The screaming from the crowd was off the charts. People cheered. People cried. Never had anyone seen anything like it.

Meanwhile, in orbit, the fairing or cargo bay was preparing to release the payload, but this wasn’t a boring old block of concrete. Instead … when the fairing separated, the world met Starman, the spacesuit-clad mannequin driving Elon’s very own shiny red Tesla Roadster. The radio was playing David Bowie’s “Space Oddity” and, in large friendly letters on the dash, were the words DON’T PANIC, straight out of the pages of The Hitchhiker’s Guide to the Galaxy. Elon had also sent Isaac Asimov’s three Foundation books along for the ride—stored in the glove compartment on an optical disk made of quartz.

The phrase “Don’t Panic,” a nod to The Hitchhiker’s Guide to the Galaxy on the Roadster’s dashboard. (© SpaceX.)

Earthlings went crazy for the image. Starman had a live camera feed that broadcast a view of the mannequin driving the car, that blue marble behind him until he was too far out in the solar system to transmit the signal. The image made most front pages around the world the next day.

Starman and the Tesla Roadster in space. (© SpaceX.)

Just as Elon originally intended to do with his green leaves on red Martian soil, that image captured the world’s imagination. Space exploration was suddenly exciting again, and all along, Elon had been working on “the way.” Imaginations captured, technology developing, everyday people began talking about when humans would get to Mars.

 

Dragon

Remember back in 2006 when SpaceX hadn’t even had a successful launch yet? That’s when NASA, due in large part to Gwynne Shotwell’s efforts, awarded the company a contract to develop a spacecraft capable of delivering cargo to the International Space Station. And remember that $1.6 billion contract two days before Christmas in 2008? That was for twelve resupply flights to the space station. Those contracts allowed SpaceX to build Dragon, the cargo capsule, and Falcon 9, the rocket powerful enough to launch it into orbit.

On May 25, 2012, SpaceX made history when Dragon became the first commercial spacecraft to dock at the space station. “It looks like we’ve got us a Dragon by the tail,”138 NASA astronaut Don Pettit said as the station’s robotic arm reached out and grabbed the capsule.

Dragon attached to the International Space Station. (© SpaceX.)

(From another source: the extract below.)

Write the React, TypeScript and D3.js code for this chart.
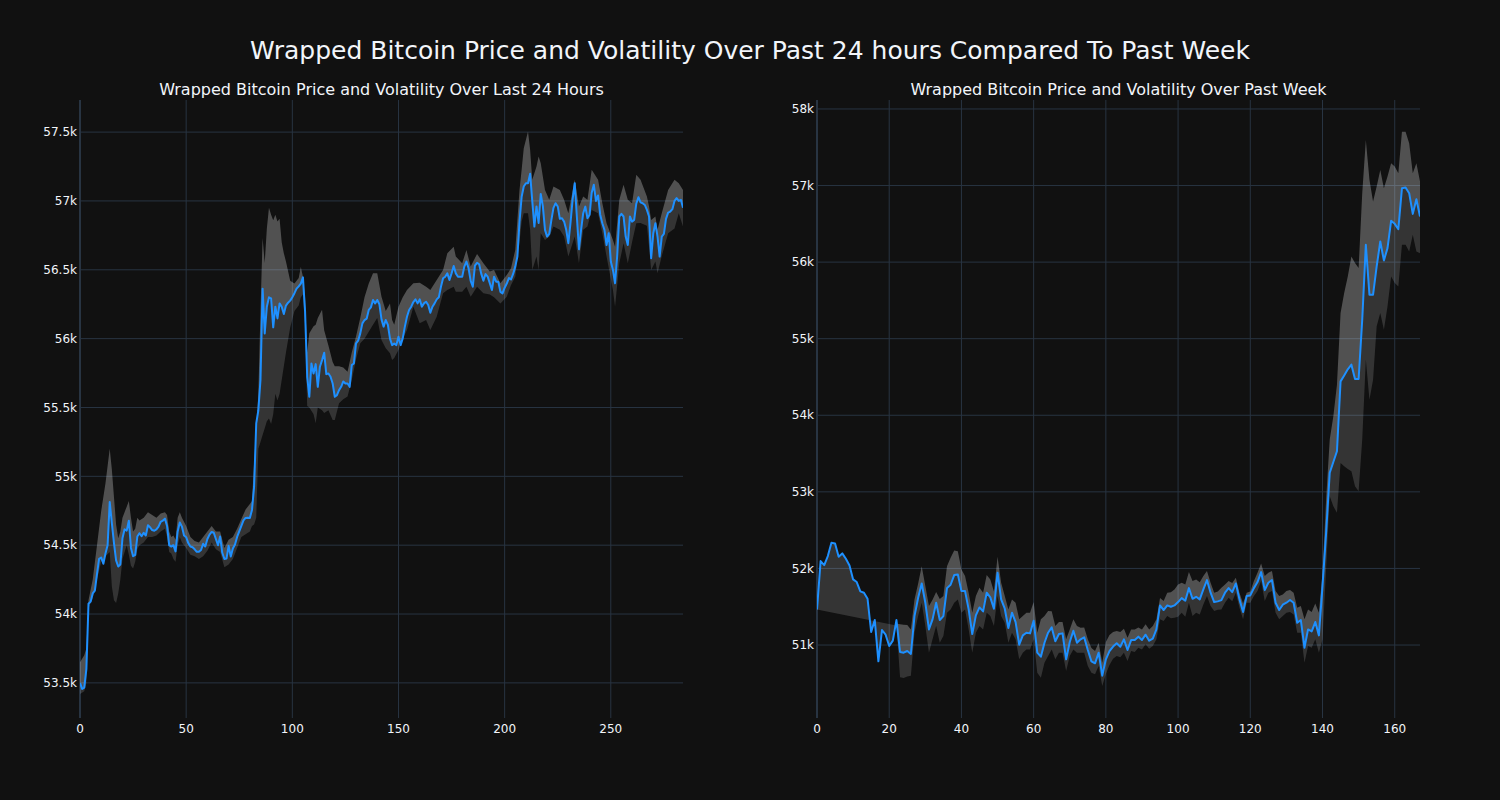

Astronauts are preparing to ride Crew Dragon in the future. SpaceX designed the capsule to carry people as well as cargo, and the first crew of astronauts is already in training. They must learn not only how to fly it, but how to handle any emergencies. Dragon’s first crew will be NASA astronauts Victor Glover, Mike Hopkins, Bob Behnken, and Doug Hurley.

Dragon leaving SpaceX headquarters. (© SpaceX.)

This program became all the more critical in the fall of 2018 when a Russian Soyuz spacecraft experienced a rocket failure, 119 seconds after launch. Fortunately the emergency abort system kicked in and jettisoned the crew capsule away, and the astronaut and cosmonaut were unharmed. At the time, Russian spacecraft was the only way to get people to and from the space station. The pressure was on for SpaceX to get the Dragon crew ready and quick.

Dragon splashdown. (© SpaceX.)

The first U.S. astronauts who will fly on American-made commercial spacecraft to and from the International Space Station, from left to right: Suni Williams, Josh Cassada, Eric Boe, Nicole Aunapu Mann, Chris Ferguson, Doug Hurley, Bob Behnken, Mike Hopkins, and Victor Glover. (© NASA.)

On March 2, 2019, Elon faced reporters, barely able to compose himself. Crew Dragon had just completed its successful demo launch and docked successfully with the International Space Station. Among the other cargo on board was “Ripley,” the sensor-covered dummy dressed in a SpaceX space suit, named after the main character of the sci-fi movie Alien. The successful mission, Demo-1, not only paved the way for a launch with live astronauts on board, but also proved that NASA can rely on an American company to get to space—instead of the Russians.